Wednesday, February 5, 2014

Random thoughts....God's blessings!

I'm not quite sure where my mind is going this morning.  I feel the welling up of thoughts and words inside my head but they are so random and swirling that I feel like there are way too many to keep in there.  I have many things going on these days.  All of which I am so blessed to be a part of and mostly because God is working on my behalf and I am in awe.  Blessing abounded a couple of nights ago.  I had been through a long, busy day.  Things at my job are settling down with the training.  I went to a women's ministry team meeting and my mind was a whirl of brainstorming for the events coming up.  I was tired after being up since 5 am, mostly because ideas kept coming to my mind so I finally got up to write them down.  I was trying to design a logo for our women's overnight and the computer just wouldn't do what I needed it to do.  I was sitting working on things at home and I opened my emails and there was a sweet friend, telling me that I was a Proverbs 29:7 woman.  The reason for the blessing was that I had recently found that verse and shared it at our meeting to use for our event and to find out that God has shown that same verse to a friend who thought of me.  I felt so unworthy of those beautiful words.  Shortly after that, there was a knock at the door which startled me because my hubby wasn't expected home for awhile and there was another friend who handed me a gas gift card saying that him and his wife think of us often and wanted us to give it to us!  WOW! What did we do to deserve such a blessing?  I went back to my project and tried one more time to move a picture to where it needed to be and it moved!!  It was as if God said, "There, daughter!  I am here!"

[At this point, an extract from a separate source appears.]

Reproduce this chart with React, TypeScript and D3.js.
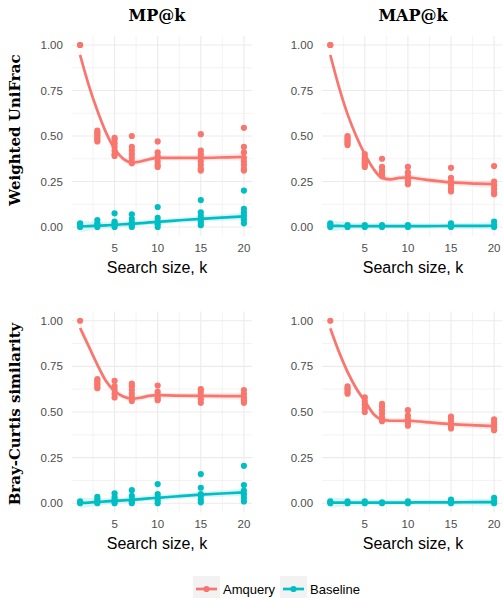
import React from 'react';
import * as d3 from 'd3';

// search sizes where points were measured
const kValues = [1, 3, 5, 7, 10, 15, 20];
// k grid for the smoothed curves
const fitK = [1, 2, 3, 4, 5, 6, 7, 8, 9, 10, 12, 15, 18, 20];
const seHalf = [0.03, 0.025, 0.02, 0.018, 0.016, 0.015, 0.015, 0.015, 0.015, 0.015, 0.015, 0.016, 0.018, 0.02];

const methods = ['Amquery', 'Baseline'];
const colors = ['#F8766D', '#00BFC4'];
const colTitles = ['MP@k', 'MAP@k'];
const rowTitles = ['Weighted UniFrac', 'Bray-Curtis similarity'];
const yTicks = [0, 0.25, 0.5, 0.75, 1];
const yMinor = [0.125, 0.375, 0.625, 0.875];
const xTicks = [5, 10, 15, 20];
const xMinor = [2.5, 7.5, 12.5, 17.5];

// Weighted UniFrac, MP@k
const mpUnifracAmquery = [
  [1.0, 1.0],
  [0.47, 0.48, 0.49, 0.5, 0.51, 0.52, 0.53],
  [0.39, 0.4, 0.42, 0.44, 0.46, 0.48, 0.49],
  [0.5, 0.44, 0.42, 0.4, 0.38, 0.36, 0.35],
  [0.47, 0.41, 0.39, 0.38, 0.36, 0.34, 0.33],
  [0.51, 0.42, 0.4, 0.38, 0.36, 0.34, 0.32, 0.31],
  [0.545, 0.44, 0.41, 0.38, 0.36, 0.34, 0.32, 0.31],
];
const mpUnifracBaseline = [
  [0, 0.005, 0.01, 0.02],
  [0, 0.01, 0.02, 0.038],
  [0, 0.01, 0.02, 0.03, 0.075],
  [0, 0.01, 0.025, 0.045, 0.07],
  [0, 0.015, 0.03, 0.05, 0.11],
  [0.01, 0.025, 0.04, 0.06, 0.08, 0.148],
  [0.02, 0.04, 0.06, 0.08, 0.1, 0.2],
];
const mpUnifracAmqueryFit = [0.945, 0.78, 0.64, 0.52, 0.43, 0.375, 0.355, 0.36, 0.372, 0.38, 0.38, 0.38, 0.383, 0.385];
const mpUnifracBaselineFit = [0.003, 0.005, 0.007, 0.009, 0.012, 0.015, 0.018, 0.021, 0.025, 0.028, 0.035, 0.045, 0.053, 0.058];

// Weighted UniFrac, MAP@k
const mapUnifracAmquery = [
  [1.0, 1.0],
  [0.45, 0.46, 0.47, 0.48, 0.49, 0.5],
  [0.33, 0.34, 0.35, 0.36, 0.37, 0.38, 0.4],
  [0.375, 0.33, 0.31, 0.3, 0.29, 0.28],
  [0.33, 0.3, 0.28, 0.26, 0.25, 0.235],
  [0.325, 0.27, 0.25, 0.23, 0.21, 0.195],
  [0.335, 0.25, 0.23, 0.21, 0.19, 0.18],
];
const mapUnifracBaseline = [
  [0, 0.01, 0.02],
  [0, 0.01],
  [0, 0.01],
  [0, 0.01],
  [0, 0.01],
  [0, 0.01, 0.02],
  [0, 0.01, 0.03],
];
const mapUnifracAmqueryFit = [0.945, 0.77, 0.62, 0.5, 0.4, 0.32, 0.27, 0.262, 0.27, 0.272, 0.26, 0.245, 0.238, 0.235];
const mapUnifracBaselineFit = [0.006, 0.006, 0.005, 0.005, 0.005, 0.005, 0.005, 0.005, 0.005, 0.005, 0.005, 0.006, 0.006, 0.007];

// Bray-Curtis, MP@k
const mpBrayAmquery = [
  [1.0],
  [0.63, 0.64, 0.65, 0.66, 0.67, 0.68],
  [0.58, 0.6, 0.62, 0.64, 0.67],
  [0.56, 0.58, 0.6, 0.62, 0.64, 0.655],
  [0.645, 0.61, 0.59, 0.575, 0.565],
  [0.55, 0.57, 0.59, 0.61, 0.625],
  [0.55, 0.565, 0.58, 0.6, 0.62],
];
const mpBrayBaseline = [
  [0, 0.005, 0.01],
  [0, 0.01, 0.02, 0.035],
  [0, 0.01, 0.02, 0.035, 0.055],
  [0, 0.01, 0.02, 0.04, 0.072],
  [0, 0.015, 0.03, 0.05, 0.105],
  [0.005, 0.02, 0.04, 0.05, 0.085, 0.16],
  [0.01, 0.03, 0.05, 0.07, 0.1, 0.205],
];
const mpBrayAmqueryFit = [0.96, 0.86, 0.76, 0.67, 0.615, 0.585, 0.573, 0.578, 0.588, 0.592, 0.59, 0.588, 0.587, 0.587];
const mpBrayBaselineFit = [0.002, 0.004, 0.007, 0.01, 0.013, 0.016, 0.019, 0.023, 0.027, 0.03, 0.037, 0.047, 0.055, 0.06];

// Bray-Curtis, MAP@k
const mapBrayAmquery = [
  [1.0],
  [0.6, 0.61, 0.62, 0.63, 0.64],
  [0.5, 0.52, 0.54, 0.56, 0.58],
  [0.45, 0.47, 0.49, 0.51, 0.53, 0.545],
  [0.51, 0.48, 0.46, 0.44, 0.425],
  [0.41, 0.425, 0.44, 0.46, 0.475],
  [0.4, 0.415, 0.43, 0.445, 0.46],
];
const mapBrayBaseline = [
  [0, 0.005, 0.01],
  [0, 0.01],
  [0, 0.01],
  [0, 0.005],
  [0, 0.01],
  [0, 0.01, 0.02],
  [0, 0.01, 0.03],
];
const mapBrayAmqueryFit = [0.958, 0.83, 0.72, 0.63, 0.56, 0.49, 0.458, 0.452, 0.452, 0.452, 0.445, 0.434, 0.427, 0.423];
const mapBrayBaselineFit = [0.004, 0.004, 0.004, 0.004, 0.004, 0.004, 0.004, 0.004, 0.004, 0.004, 0.005, 0.005, 0.006, 0.006];

const panels = [
  { row: 0, col: 0, pts: [mpUnifracAmquery, mpUnifracBaseline], fits: [mpUnifracAmqueryFit, mpUnifracBaselineFit] },
  { row: 0, col: 1, pts: [mapUnifracAmquery, mapUnifracBaseline], fits: [mapUnifracAmqueryFit, mapUnifracBaselineFit] },
  { row: 1, col: 0, pts: [mpBrayAmquery, mpBrayBaseline], fits: [mpBrayAmqueryFit, mpBrayBaselineFit] },
  { row: 1, col: 1, pts: [mapBrayAmquery, mapBrayBaseline], fits: [mapBrayAmqueryFit, mapBrayBaselineFit] },
];

const W = 503;
const H = 598;
const colX = [[71.9, 252.1], [322.1, 502.3]];
const rowY = [[236.1, 35.9], [512.4, 311.6]];
const colTitleX = [157, 413];
const rowTitleY = [130, 414];

const sans = 'Liberation Sans, Arial, Helvetica, sans-serif';
const serif = 'DejaVu Serif, serif';

function Panel({ p }) {
  const x = d3.scaleLinear().domain([0.05, 20.95]).range(colX[p.col]);
  const y = d3.scaleLinear().domain([-0.05, 1.05]).range(rowY[p.row]);
  const [x0, x1] = x.range();
  const [yb, yt] = y.range();
  const line = d3.line<number>().x((_, i) => x(fitK[i])).y(d => y(d)).curve(d3.curveMonotoneX);
  const area = d3.area<number>()
    .x((_, i) => x(fitK[i]))
    .y0((d, i) => y(d - seHalf[i]))
    .y1((d, i) => y(d + seHalf[i]))
    .curve(d3.curveMonotoneX);

  return (
    <g>
      {yMinor.map(v => (
        <line key={'ym' + v} x1={x0} x2={x1} y1={y(v)} y2={y(v)} stroke="#EBEBEB" strokeWidth={0.6} />
      ))}
      {xMinor.map(v => (
        <line key={'xm' + v} x1={x(v)} x2={x(v)} y1={yb} y2={yt} stroke="#EBEBEB" strokeWidth={0.6} />
      ))}
      {yTicks.map(v => (
        <line key={'yM' + v} x1={x0} x2={x1} y1={y(v)} y2={y(v)} stroke="#EBEBEB" strokeWidth={1.1} />
      ))}
      {xTicks.map(v => (
        <line key={'xM' + v} x1={x(v)} x2={x(v)} y1={yb} y2={yt} stroke="#EBEBEB" strokeWidth={1.1} />
      ))}
      {yTicks.map(v => (
        <text key={'yl' + v} x={x0 - 9} y={y(v)} dy="0.35em" textAnchor="end" fontSize={11.5} fill="#4D4D4D" fontFamily={sans}>
          {d3.format('.2f')(v)}
        </text>
      ))}
      {xTicks.map(v => (
        <text key={'xl' + v} x={x(v)} y={yb + 12} dy="0.35em" textAnchor="middle" fontSize={11.5} fill="#4D4D4D" fontFamily={sans}>
          {v}
        </text>
      ))}
      <text x={colTitleX[p.col]} y={yb + 37} textAnchor="middle" fontSize={16} fill="#000" fontFamily={sans}>
        Search size, k
      </text>
      {p.pts.map((series, m) => (
        <g key={'p' + m} fill={colors[m]}>
          {series.map((vals, ki) => vals.map((v, j) => (
            <circle key={ki + '-' + j} cx={x(kValues[ki])} cy={y(v)} r={3.1} />
          )))}
        </g>
      ))}
      {p.fits.map((f, m) => (
        <path key={'a' + m} d={area(f) || ''} fill={colors[m]} fillOpacity={0.15} />
      ))}
      {p.fits.map((f, m) => (
        <path key={'l' + m} d={line(f) || ''} fill="none" stroke={colors[m]} strokeWidth={2.7} />
      ))}
    </g>
  );
}

export default function App() {
  return (
    <svg width={W} height={H} style={{ display: 'block', position: 'absolute', left: 0, top: 0, background: '#fff' }}>
      {colTitles.map((t, i) => (
        <text key={t} x={colTitleX[i]} y={21} textAnchor="middle" fontSize={16} fontWeight="bold" fontFamily={serif}>
          {t}
        </text>
      ))}
      {rowTitles.map((t, i) => (
        <text key={t} transform={`translate(15,${rowTitleY[i]}) rotate(-90)`} textAnchor="middle" dy="0.35em" fontSize={15} fontWeight="bold" fontFamily={serif}>
          {t}
        </text>
      ))}
      {panels.map((p, i) => <Panel key={i} p={p} />)}
      <g fontFamily={sans} fontSize={13}>
        {methods.map((m, i) => {
          const kx = [193, 280][i];
          return (
            <g key={m}>
              <rect x={kx} y={576} width={27} height={22} fill="#F2F2F2" />
              <line x1={kx + 3} x2={kx + 24} y1={589} y2={589} stroke={colors[i]} strokeWidth={2.7} />
              <circle cx={kx + 13.5} cy={589} r={3.1} fill={colors[i]} />
              <text x={kx + 30} y={589} dy="0.35em">{m}</text>
            </g>
          );
        })}
      </g>
    </svg>
  );
}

Even thinking back on this, I am still in awe of the very presence of my Father, in my home, listening to my frustrations with the things and situations around me...He  was right here with me.   What a lift  to my spirit when I was feeling weary.   The other things that are on my mind is wedding planning, struggling with the lack of progress with healing of my neck and knee.  Dealing with getting my car fixed up before the warranty runs out.  Figuring out money stuff.  Working out a schedule for my days to exercise, write, do bookkeeping and housework.  Lots of things going on right now but the most beautiful thing is that God is right here with me….even when I'm not "paying attention" to His presence...He is still here.  What a beautiful thing that is.  How can you not lift up His Name in praise for caring for such a one as I?  Wow...such randomness that is going on here.  I need to go now...the work day is calling me and the weekend is at hand. :)  To God be the glory and He is worthy of my praise!  Blessings!